■ **Task brief**
Retype the whole listing verbatim and keep the pictures out of it.
>> begin Material
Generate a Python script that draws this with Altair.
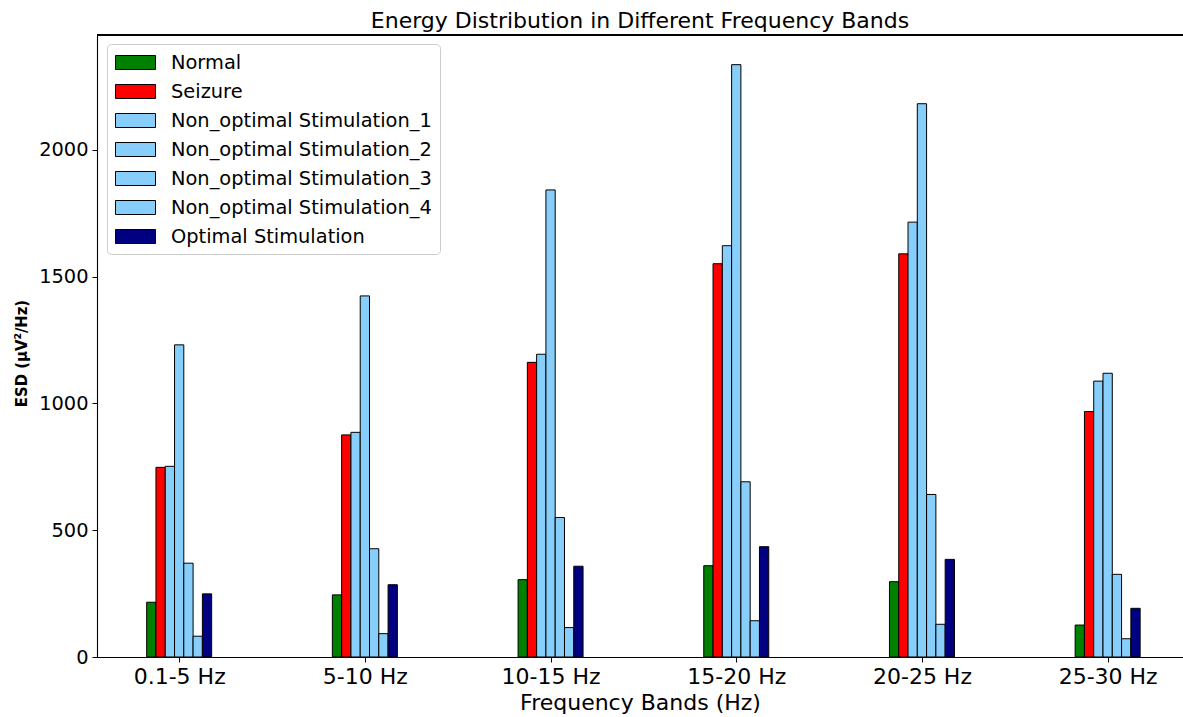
import altair as alt
import pandas as pd

bands = ["0.1-5 Hz", "5-10 Hz", "10-15 Hz", "15-20 Hz", "20-25 Hz", "25-30 Hz"]
series = ["Normal", "Seizure", "Non_optimal Stimulation_1", "Non_optimal Stimulation_2",
          "Non_optimal Stimulation_3", "Non_optimal Stimulation_4", "Optimal Stimulation"]
colors = ["#008000", "#ff0000", "#87cefa", "#87cefa", "#87cefa", "#87cefa", "#000080"]

normal = [216, 245, 305, 360, 297, 126]
seizure = [748, 876, 1162, 1551, 1590, 968]
non_opt_1 = [752, 886, 1194, 1622, 1715, 1088]
non_opt_2 = [1231, 1424, 1842, 2336, 2182, 1119]
non_opt_3 = [370, 427, 550, 691, 641, 326]
non_opt_4 = [82, 92, 116, 143, 129, 72]
optimal = [249, 285, 358, 435, 385, 192]

values = [normal, seizure, non_opt_1, non_opt_2, non_opt_3, non_opt_4, optimal]
bar_w = 0.05

rows = []
for k, (name, vals) in enumerate(zip(series, values)):
    for i, v in enumerate(vals):
        x0 = i + (k - 3) * bar_w - bar_w / 2
        rows.append({"band": bands[i], "idx": i, "series": name, "order": k,
                     "x0": x0, "x1": x0 + bar_w, "value": v})
df = pd.DataFrame(rows)

W, H = 1086, 622
FONT = "DejaVu Sans"

label_expr = "[" + ",".join('"%s"' % b for b in bands) + "][round(datum.value)]"

bars = alt.Chart(df).mark_bar(stroke="black", strokeWidth=1, opacity=1).encode(
    x=alt.X("x0:Q", scale=alt.Scale(domain=[-0.4425, 5.4058], nice=False, zero=False),
            axis=alt.Axis(values=list(range(len(bands))), labelExpr=label_expr,
                          title="Frequency Bands (Hz)", grid=False, tickColor="black",
                          domainColor="black", labelColor="black", titleColor="black",
                          labelFontSize=22, titleFontSize=22, titleFontWeight="normal",
                          tickSize=5, labelPadding=4, titlePadding=5, labelFont=FONT,
                          titleFont=FONT, domainWidth=1.1)),
    x2="x1:Q",
    y=alt.Y("value:Q", scale=alt.Scale(domain=[0, 2453], nice=False),
            axis=alt.Axis(values=[0, 500, 1000, 1500, 2000], format="d",
                          title="ESD (μV²/Hz)",
                          grid=False, tickColor="black", domainColor="black",
                          labelColor="black", titleColor="black", labelFontSize=19.4,
                          titleFontSize=16.5, titleFontWeight="bold", tickSize=5,
                          labelPadding=4, titlePadding=9, labelFont=FONT,
                          titleFont="'Liberation Sans Narrow', 'DejaVu Sans Condensed', sans-serif",
                          titleY=318,
                          domainWidth=1.1)),
    y2=alt.datum(0),
    color=alt.Color("series:N", scale=alt.Scale(domain=series, range=colors),
                    sort=series,
                    legend=alt.Legend(title=None, orient="none", legendX=10, legendY=9,
                                      symbolType="M-2,-0.7H2V0.7H-2Z", symbolSize=400,
                                      symbolStrokeColor="black", symbolStrokeWidth=1,
                                      symbolOpacity=1, symbolOffset=10,
                                      labelFontSize=19.4, labelFont=FONT, labelColor="black",
                                      labelOffset=25, rowPadding=9, padding=8,
                                      fillColor="white", strokeColor="#cccccc",
                                      cornerRadius=4, labelLimit=400)),
    order=alt.Order("order:Q"),
)

top_line = alt.Chart(df).mark_rule(color="black", strokeWidth=1.1).encode(
    x=alt.value(0), x2=alt.value(W), y=alt.value(0)
)

chart = alt.layer(bars, top_line).properties(
    width=W, height=H,
    title=alt.TitleParams("Energy Distribution in Different Frequency Bands",
                          fontSize=22, font=FONT, fontWeight="normal", color="black",
                          anchor="middle", offset=1),
    autosize=alt.AutoSizeParams(type="none"),
    padding={"left": 97, "top": 35, "right": 0, "bottom": 60},
).configure_view(stroke=None).configure(background="white")

chart.save("out.html", embed_options={"renderer": "svg", "actions": False})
>> end Material
■ **Finished exercise**
Generate a Python script that draws this with Altair.
import altair as alt
import pandas as pd

bands = ["0.1-5 Hz", "5-10 Hz", "10-15 Hz", "15-20 Hz", "20-25 Hz", "25-30 Hz"]
series = ["Normal", "Seizure", "Non_optimal Stimulation_1", "Non_optimal Stimulation_2",
          "Non_optimal Stimulation_3", "Non_optimal Stimulation_4", "Optimal Stimulation"]
colors = ["#008000", "#ff0000", "#87cefa", "#87cefa", "#87cefa", "#87cefa", "#000080"]

normal = [216, 245, 305, 360, 297, 126]
seizure = [748, 876, 1162, 1551, 1590, 968]
non_opt_1 = [752, 886, 1194, 1622, 1715, 1088]
non_opt_2 = [1231, 1424, 1842, 2336, 2182, 1119]
non_opt_3 = [370, 427, 550, 691, 641, 326]
non_opt_4 = [82, 92, 116, 143, 129, 72]
optimal = [249, 285, 358, 435, 385, 192]

values = [normal, seizure, non_opt_1, non_opt_2, non_opt_3, non_opt_4, optimal]
bar_w = 0.05

rows = []
for k, (name, vals) in enumerate(zip(series, values)):
    for i, v in enumerate(vals):
        x0 = i + (k - 3) * bar_w - bar_w / 2
        rows.append({"band": bands[i], "idx": i, "series": name, "order": k,
                     "x0": x0, "x1": x0 + bar_w, "value": v})
df = pd.DataFrame(rows)

W, H = 1086, 622
FONT = "DejaVu Sans"

label_expr = "[" + ",".join('"%s"' % b for b in bands) + "][round(datum.value)]"

bars = alt.Chart(df).mark_bar(stroke="black", strokeWidth=1, opacity=1).encode(
    x=alt.X("x0:Q", scale=alt.Scale(domain=[-0.4425, 5.4058], nice=False, zero=False),
            axis=alt.Axis(values=list(range(len(bands))), labelExpr=label_expr,
                          title="Frequency Bands (Hz)", grid=False, tickColor="black",
                          domainColor="black", labelColor="black", titleColor="black",
                          labelFontSize=22, titleFontSize=22, titleFontWeight="normal",
                          tickSize=5, labelPadding=4, titlePadding=5, labelFont=FONT,
                          titleFont=FONT, domainWidth=1.1)),
    x2="x1:Q",
    y=alt.Y("value:Q", scale=alt.Scale(domain=[0, 2453], nice=False),
            axis=alt.Axis(values=[0, 500, 1000, 1500, 2000], format="d",
                          title="ESD (μV²/Hz)",
                          grid=False, tickColor="black", domainColor="black",
                          labelColor="black", titleColor="black", labelFontSize=19.4,
                          titleFontSize=16.5, titleFontWeight="bold", tickSize=5,
                          labelPadding=4, titlePadding=9, labelFont=FONT,
                          titleFont="'Liberation Sans Narrow', 'DejaVu Sans Condensed', sans-serif",
                          titleY=318,
                          domainWidth=1.1)),
    y2=alt.datum(0),
    color=alt.Color("series:N", scale=alt.Scale(domain=series, range=colors),
                    sort=series,
                    legend=alt.Legend(title=None, orient="none", legendX=10, legendY=9,
                                      symbolType="M-2,-0.7H2V0.7H-2Z", symbolSize=400,
                                      symbolStrokeColor="black", symbolStrokeWidth=1,
                                      symbolOpacity=1, symbolOffset=10,
                                      labelFontSize=19.4, labelFont=FONT, labelColor="black",
                                      labelOffset=25, rowPadding=9, padding=8,
                                      fillColor="white", strokeColor="#cccccc",
                                      cornerRadius=4, labelLimit=400)),
    order=alt.Order("order:Q"),
)

top_line = alt.Chart(df).mark_rule(color="black", strokeWidth=1.1).encode(
    x=alt.value(0), x2=alt.value(W), y=alt.value(0)
)

chart = alt.layer(bars, top_line).properties(
    width=W, height=H,
    title=alt.TitleParams("Energy Distribution in Different Frequency Bands",
                          fontSize=22, font=FONT, fontWeight="normal", color="black",
                          anchor="middle", offset=1),
    autosize=alt.AutoSizeParams(type="none"),
    padding={"left": 97, "top": 35, "right": 0, "bottom": 60},
).configure_view(stroke=None).configure(background="white")

chart.save("out.html", embed_options={"renderer": "svg", "actions": False})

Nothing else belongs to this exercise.